Reading Log advice by Lisa Cutter
It happens a lot. You open the book at home, about four pages in… it hits you… I’ve already read this book! Some patrons avoid this by writing a small cryptic figure in the margin of the last page, some carry reading notebooks, and some patrons have beautiful ledgers of all they’ve read for years!
Alas, if you have a Peterborough Town Library card, you no longer need to carry around a notebook to record your reading history. Now you can maintain a list of your reading history using your library account. When you sign into your on-line library account by going to www.peterboroughtownlibrary.org and clicking on My Account, then scroll down and click on “Your Reading History,” You will see a list of your reading history for the past year.
Of course, if you would rather not maintain this type of information, you can click on “Your Privacy” and change the setting to “Never”:
Note, the reading history is maintained for just one year. So if you want to maintain a list for all time, you’ll need to print out your list at the end of the year.
What’s more, I can make a list in my online account of all the future titles I hope to read. Simply click Your Lists and then create New List.
So, if you’re like me and keep telling yourself I want to read this or that, you can simply find it in our catalog and add it to your list, then refer back to it when you visit the library. It will help you particularly if you are short on time when you visit the library or like to challenge yourself to read more.
Some of the patrons who come to the library tell me of the personal challenges they set for themselves when it comes to their reading. Some want to read a book per week. Others say they will read a book every other week or once a month. If you’re interested in taking on a personal challenge such as this, you might want to check out GoodReads, https://www.goodreads.com/challenges/show/3890-2016-reading-challenge, which simply asks for you to enter your reading goal and then helps you to keep track of your progress.
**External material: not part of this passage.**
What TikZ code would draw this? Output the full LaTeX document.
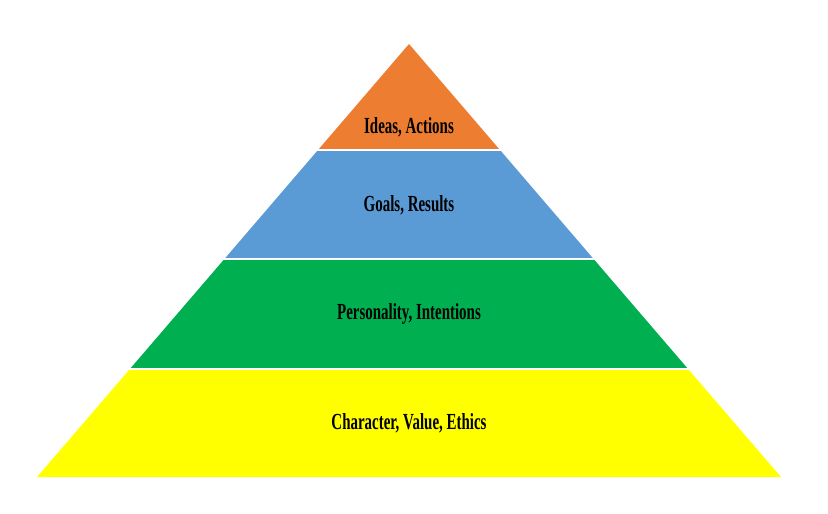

Last year I had hoped to obtain the magic number of 52, a book per week. I made it to 46. I’m working on that coveted 52 again this year and have already read some amazing books: Here are a few titles I have recently read and wholeheartedly recommend:
By Frank Howard Mosher
Earnest and innocent, a bright high school student, Jim grows curious about the unspoken ‘trouble in the family’ that haunts his father, a small-town newspaper editor, and his grandfather, a raconteur who keeps the Kinnesons’ secrets to himself. Layer by layer, tale by tale, sorting out fact from deliberately obscured legend, Jim explores the Kinnesons’ long relationship with others in the Kingdom, culminating in a discovery that forever changes his life and place in that world.
By Isabel Allende
From internationally bestselling author Isabel Allende comes an exquisitely crafted love story and multigenerational epic that sweeps from present-day San Francisco to Poland and the United States during WWII. In 1939, as Poland falls under the shadow of the Nazis and the world goes to war, young Alma Belasco’s parents send her away to live in safety with an aunt and uncle in their opulent mansion in San Francisco. There she meets Ichimei Fukuda, the son of the family’s Japanese gardener, and between them a tender love blossoms. Following Pearl Harbor, the two are cruelly pulled apart when Ichimei and his family – like thousands of Japanese Americans – are declared enemies by the US government and relocated to internment camps. Throughout their lifetimes, Alma and Ichimei reunite again and again, but theirs is a love they are forever forced to hide from the world. Decades later, Alma is nearing the end of her long and eventful life. Irina Bazili, a care worker struggling to come to terms with her own troubled past, meets the older woman and her grandson, Seth, at Lark House nursing home. As Irina and Seth forge a friendship, they become intrigued by a series of mysterious gifts and letters sent to Alma, and learn about Ichimei and this extraordinary secret passion that has endured for nearly seventy years. ”
By Geraldine Brooks
Traces the arc of King David’s journey from obscurity to fame, from shepherd to soldier, from hero to traitor, from beloved king to murderous despot and into his remorseful and diminished dotage.
By Fredrik Backman
From the author of the internationally bestselling A Man Called Ove, a charming, warmhearted novel about a young girl whose grandmother dies and leaves behind a series of letters, sending her on a journey that brings to life the world of her grandmother’s fairy tales”–
So impress yourself and your friends track your reading and challenge yourself. You will probably be amazed to see just how much you read in a year’s time. Or, simply use it as a tool so as not to waste precious time re-reading something you already read. As always, if you need help getting started ask any of our wonderful library staff to help you.